_Problem details_
Take every line from the first down to the line with "plt.rcParams['axes.unicode_minus'] = False" and set it down exactly, without the pictures.

_Data segment_
-- begin --

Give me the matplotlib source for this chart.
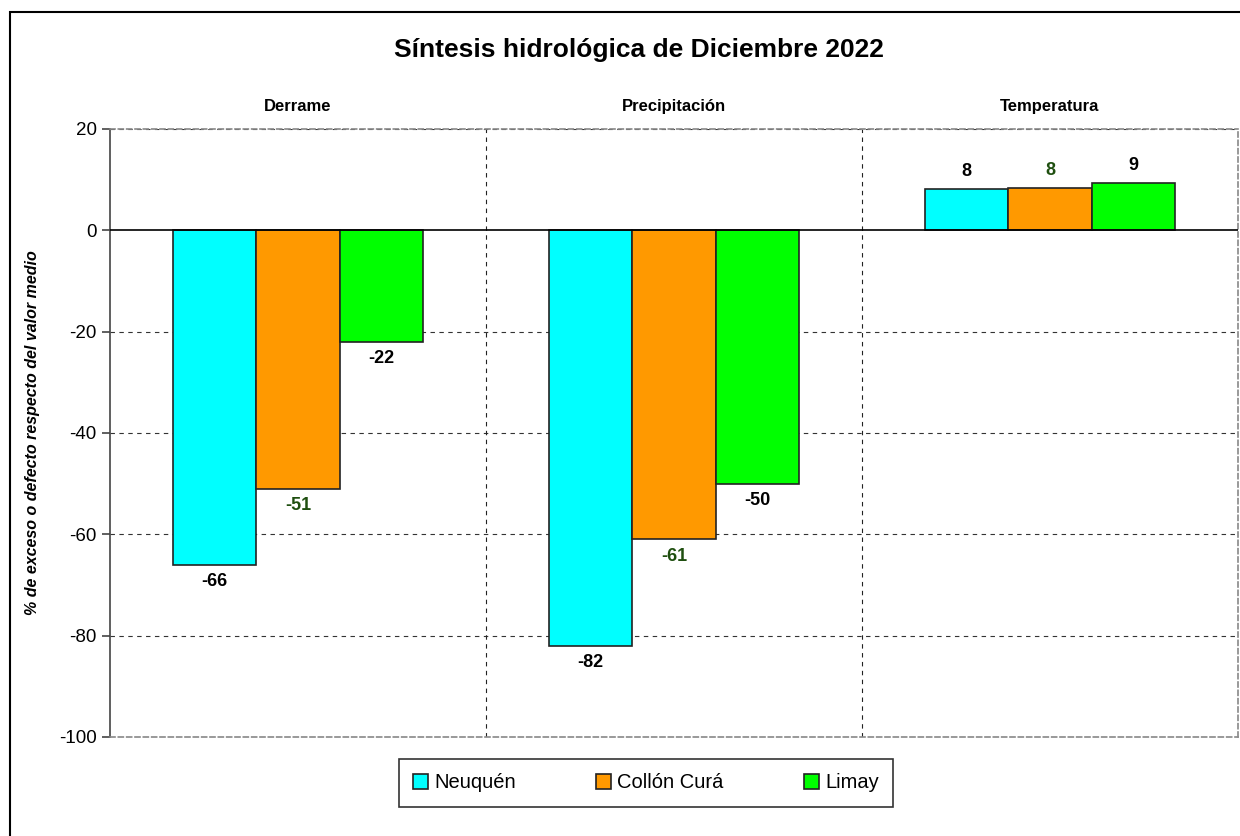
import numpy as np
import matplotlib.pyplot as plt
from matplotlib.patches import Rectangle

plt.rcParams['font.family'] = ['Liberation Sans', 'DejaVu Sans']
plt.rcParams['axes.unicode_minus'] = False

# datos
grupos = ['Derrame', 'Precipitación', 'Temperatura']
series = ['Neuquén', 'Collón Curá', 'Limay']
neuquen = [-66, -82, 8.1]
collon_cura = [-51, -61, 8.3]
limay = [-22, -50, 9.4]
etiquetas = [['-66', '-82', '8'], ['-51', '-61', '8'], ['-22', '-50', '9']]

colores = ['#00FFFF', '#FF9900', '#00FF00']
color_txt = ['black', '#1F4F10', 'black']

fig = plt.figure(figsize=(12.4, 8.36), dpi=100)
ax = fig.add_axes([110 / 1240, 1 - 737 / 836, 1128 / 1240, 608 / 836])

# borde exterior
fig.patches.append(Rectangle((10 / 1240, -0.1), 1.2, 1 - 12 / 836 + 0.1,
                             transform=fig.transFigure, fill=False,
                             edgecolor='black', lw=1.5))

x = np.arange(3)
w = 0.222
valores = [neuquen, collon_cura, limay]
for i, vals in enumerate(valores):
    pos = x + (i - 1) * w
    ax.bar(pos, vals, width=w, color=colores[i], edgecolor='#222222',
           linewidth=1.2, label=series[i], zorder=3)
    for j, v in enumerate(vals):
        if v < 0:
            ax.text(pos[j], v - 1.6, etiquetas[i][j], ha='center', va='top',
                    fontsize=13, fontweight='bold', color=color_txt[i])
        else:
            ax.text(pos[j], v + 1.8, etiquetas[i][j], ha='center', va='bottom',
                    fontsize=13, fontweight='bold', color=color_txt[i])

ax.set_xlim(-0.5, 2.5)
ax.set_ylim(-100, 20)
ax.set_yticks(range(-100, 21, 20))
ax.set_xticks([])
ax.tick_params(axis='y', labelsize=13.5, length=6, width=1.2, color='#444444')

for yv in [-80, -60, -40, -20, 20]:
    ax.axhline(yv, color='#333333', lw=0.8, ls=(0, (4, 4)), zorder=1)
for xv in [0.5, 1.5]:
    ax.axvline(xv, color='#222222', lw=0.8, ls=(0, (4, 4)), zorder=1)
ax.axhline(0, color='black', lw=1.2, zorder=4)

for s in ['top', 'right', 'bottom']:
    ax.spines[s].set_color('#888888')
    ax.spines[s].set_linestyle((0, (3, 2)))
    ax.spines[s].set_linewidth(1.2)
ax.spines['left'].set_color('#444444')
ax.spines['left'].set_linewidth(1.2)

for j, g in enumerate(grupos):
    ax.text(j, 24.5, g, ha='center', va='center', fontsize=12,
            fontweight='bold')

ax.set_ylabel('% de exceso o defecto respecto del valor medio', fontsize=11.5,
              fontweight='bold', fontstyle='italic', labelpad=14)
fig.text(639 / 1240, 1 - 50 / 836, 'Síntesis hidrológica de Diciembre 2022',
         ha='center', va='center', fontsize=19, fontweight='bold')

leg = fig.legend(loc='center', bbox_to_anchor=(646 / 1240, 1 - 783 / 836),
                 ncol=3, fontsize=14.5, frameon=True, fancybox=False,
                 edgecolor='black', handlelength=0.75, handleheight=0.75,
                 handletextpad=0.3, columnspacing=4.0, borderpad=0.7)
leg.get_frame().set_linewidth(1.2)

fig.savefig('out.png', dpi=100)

-- end --

_Result of the task_
Give me the matplotlib source for this chart.
import numpy as np
import matplotlib.pyplot as plt
from matplotlib.patches import Rectangle

plt.rcParams['font.family'] = ['Liberation Sans', 'DejaVu Sans']
plt.rcParams['axes.unicode_minus'] = False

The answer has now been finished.